_Requirements_: Do not include the pictures; repeat the rest of the data exactly.

_Data_:
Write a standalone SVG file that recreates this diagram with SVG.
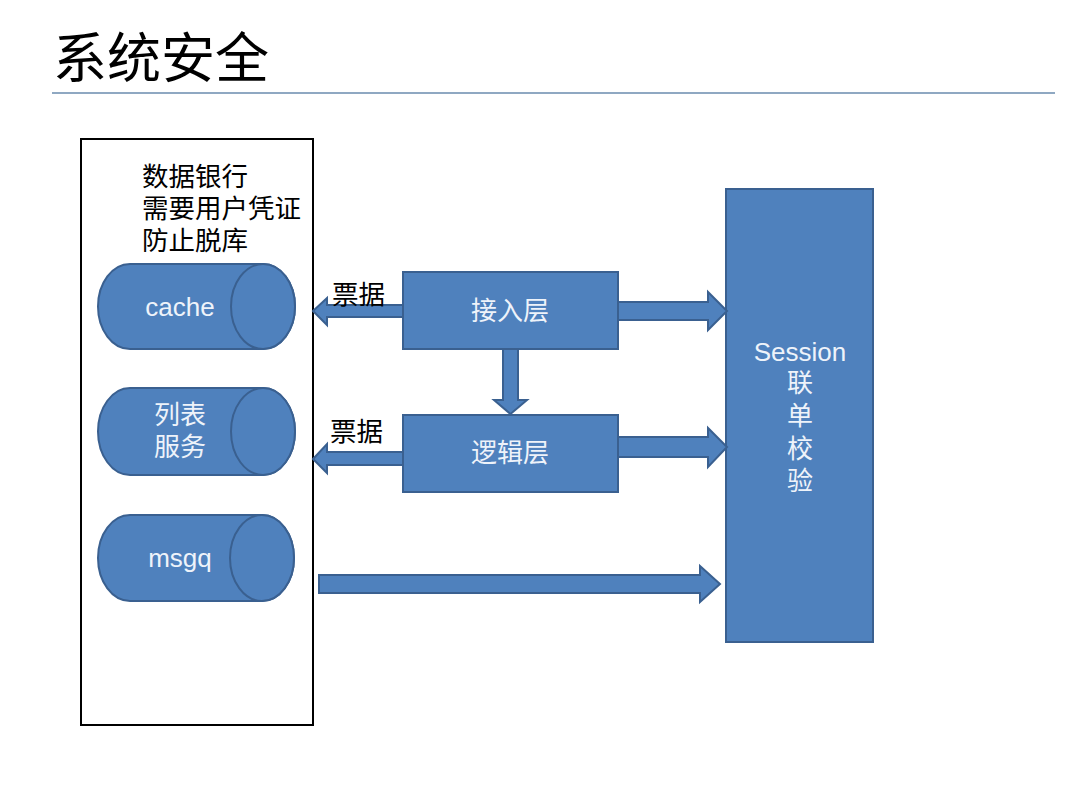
<svg xmlns="http://www.w3.org/2000/svg" width="1080" height="810" viewBox="0 0 1080 810">
<style>
text{font-family:"Liberation Sans","Noto Sans CJK SC",sans-serif}
.cjk{font-family:"Noto Sans CJK SC","Liberation Sans",sans-serif}
.shape{fill:#4f81bd;stroke:#3a6090;stroke-width:2}
.lbl{fill:#eef3fa;font-size:26px;text-anchor:middle}
.blk{fill:#000;font-size:26.5px}
</style>
<rect width="1080" height="810" fill="#fff"/>
<g id="title">
<text class="cjk" x="53" y="78" font-size="54" fill="#000">系统安全</text>
<line x1="52" y1="93" x2="1055" y2="93" stroke="#8fa8c2" stroke-width="2"/>
</g>
<g id="bank">
<rect x="81" y="139" width="232" height="586" fill="none" stroke="#000" stroke-width="2"/>
<text class="blk cjk" x="142" y="186"><tspan x="142">数据银行</tspan><tspan x="142" dy="32">需要用户凭证</tspan><tspan x="142" dy="32">防止脱库</tspan></text>
</g>
<g id="cache">
<path class="shape" d="M130 264 L263 264 A32 42.5 0 0 1 263 349 L130 349 A32 42.5 0 0 1 130 264 Z"/>
<ellipse class="shape" cx="263" cy="306.5" rx="32" ry="42.5"/>
<text class="lbl" x="180" y="316">cache</text>
</g>
<g id="list">
<path class="shape" d="M130 388 L263 388 A32 43.5 0 0 1 263 475 L130 475 A32 43.5 0 0 1 130 388 Z"/>
<ellipse class="shape" cx="263" cy="431.5" rx="32" ry="43.5"/>
<text class="lbl cjk" x="180" y="424"><tspan x="180">列表</tspan><tspan x="180" dy="32">服务</tspan></text>
</g>
<g id="msgq">
<path class="shape" d="M130 515 L262 515 A32 43 0 0 1 262 601 L130 601 A32 43 0 0 1 130 515 Z"/>
<ellipse class="shape" cx="262" cy="558" rx="32" ry="43"/>
<text class="lbl" x="180" y="567">msgq</text>
</g>
<g id="access">
<rect class="shape" x="403" y="272" width="215" height="77"/>
<text class="lbl cjk" x="510" y="320">接入层</text>
</g>
<g id="logic">
<rect class="shape" x="403" y="415" width="215" height="77"/>
<text class="lbl cjk" x="510" y="462">逻辑层</text>
</g>
<g id="session">
<rect class="shape" x="726" y="189" width="147" height="453"/>
<text class="lbl" x="800" y="361"><tspan x="800">Session</tspan><tspan x="800" dy="31" class="cjk">联</tspan><tspan x="800" dy="33" class="cjk">单</tspan><tspan x="800" dy="33" class="cjk">校</tspan><tspan x="800" dy="32" class="cjk">验</tspan></text>
</g>
<g id="connectors">
<path class="shape" d="M403 305 L327 305 L327 298 L313 311 L327 325 L327 317 L403 317 Z"/>
<path class="shape" d="M403 452 L327 452 L327 444 L313 459 L327 473 L327 465 L403 465 Z"/>
<path class="shape" d="M618 302 L708 302 L708 292 L727 311 L708 330 L708 320 L618 320 Z"/>
<path class="shape" d="M618 437 L708 437 L708 428 L727 447 L708 467 L708 457 L618 457 Z"/>
<path class="shape" d="M503 349 L503 400 L494 400 L510.5 414 L527 400 L518 400 L518 349 Z"/>
<path class="shape" d="M319 575 L700 575 L700 566 L720 584 L700 602 L700 593 L319 593 Z"/>
<text class="blk cjk" x="332" y="304">票据</text>
<text class="blk cjk" x="330" y="441">票据</text>
</g>
</svg>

_Result for this task_:
Write a standalone SVG file that recreates this diagram with SVG.
<svg xmlns="http://www.w3.org/2000/svg" width="1080" height="810" viewBox="0 0 1080 810">
<style>
text{font-family:"Liberation Sans","Noto Sans CJK SC",sans-serif}
.cjk{font-family:"Noto Sans CJK SC","Liberation Sans",sans-serif}
.shape{fill:#4f81bd;stroke:#3a6090;stroke-width:2}
.lbl{fill:#eef3fa;font-size:26px;text-anchor:middle}
.blk{fill:#000;font-size:26.5px}
</style>
<rect width="1080" height="810" fill="#fff"/>
<g id="title">
<text class="cjk" x="53" y="78" font-size="54" fill="#000">系统安全</text>
<line x1="52" y1="93" x2="1055" y2="93" stroke="#8fa8c2" stroke-width="2"/>
</g>
<g id="bank">
<rect x="81" y="139" width="232" height="586" fill="none" stroke="#000" stroke-width="2"/>
<text class="blk cjk" x="142" y="186"><tspan x="142">数据银行</tspan><tspan x="142" dy="32">需要用户凭证</tspan><tspan x="142" dy="32">防止脱库</tspan></text>
</g>
<g id="cache">
<path class="shape" d="M130 264 L263 264 A32 42.5 0 0 1 263 349 L130 349 A32 42.5 0 0 1 130 264 Z"/>
<ellipse class="shape" cx="263" cy="306.5" rx="32" ry="42.5"/>
<text class="lbl" x="180" y="316">cache</text>
</g>
<g id="list">
<path class="shape" d="M130 388 L263 388 A32 43.5 0 0 1 263 475 L130 475 A32 43.5 0 0 1 130 388 Z"/>
<ellipse class="shape" cx="263" cy="431.5" rx="32" ry="43.5"/>
<text class="lbl cjk" x="180" y="424"><tspan x="180">列表</tspan><tspan x="180" dy="32">服务</tspan></text>
</g>
<g id="msgq">
<path class="shape" d="M130 515 L262 515 A32 43 0 0 1 262 601 L130 601 A32 43 0 0 1 130 515 Z"/>
<ellipse class="shape" cx="262" cy="558" rx="32" ry="43"/>
<text class="lbl" x="180" y="567">msgq</text>
</g>
<g id="access">
<rect class="shape" x="403" y="272" width="215" height="77"/>
<text class="lbl cjk" x="510" y="320">接入层</text>
</g>
<g id="logic">
<rect class="shape" x="403" y="415" width="215" height="77"/>
<text class="lbl cjk" x="510" y="462">逻辑层</text>
</g>
<g id="session">
<rect class="shape" x="726" y="189" width="147" height="453"/>
<text class="lbl" x="800" y="361"><tspan x="800">Session</tspan><tspan x="800" dy="31" class="cjk">联</tspan><tspan x="800" dy="33" class="cjk">单</tspan><tspan x="800" dy="33" class="cjk">校</tspan><tspan x="800" dy="32" class="cjk">验</tspan></text>
</g>
<g id="connectors">
<path class="shape" d="M403 305 L327 305 L327 298 L313 311 L327 325 L327 317 L403 317 Z"/>
<path class="shape" d="M403 452 L327 452 L327 444 L313 459 L327 473 L327 465 L403 465 Z"/>
<path class="shape" d="M618 302 L708 302 L708 292 L727 311 L708 330 L708 320 L618 320 Z"/>
<path class="shape" d="M618 437 L708 437 L708 428 L727 447 L708 467 L708 457 L618 457 Z"/>
<path class="shape" d="M503 349 L503 400 L494 400 L510.5 414 L527 400 L518 400 L518 349 Z"/>
<path class="shape" d="M319 575 L700 575 L700 566 L720 584 L700 602 L700 593 L319 593 Z"/>
<text class="blk cjk" x="332" y="304">票据</text>
<text class="blk cjk" x="330" y="441">票据</text>
</g>
</svg>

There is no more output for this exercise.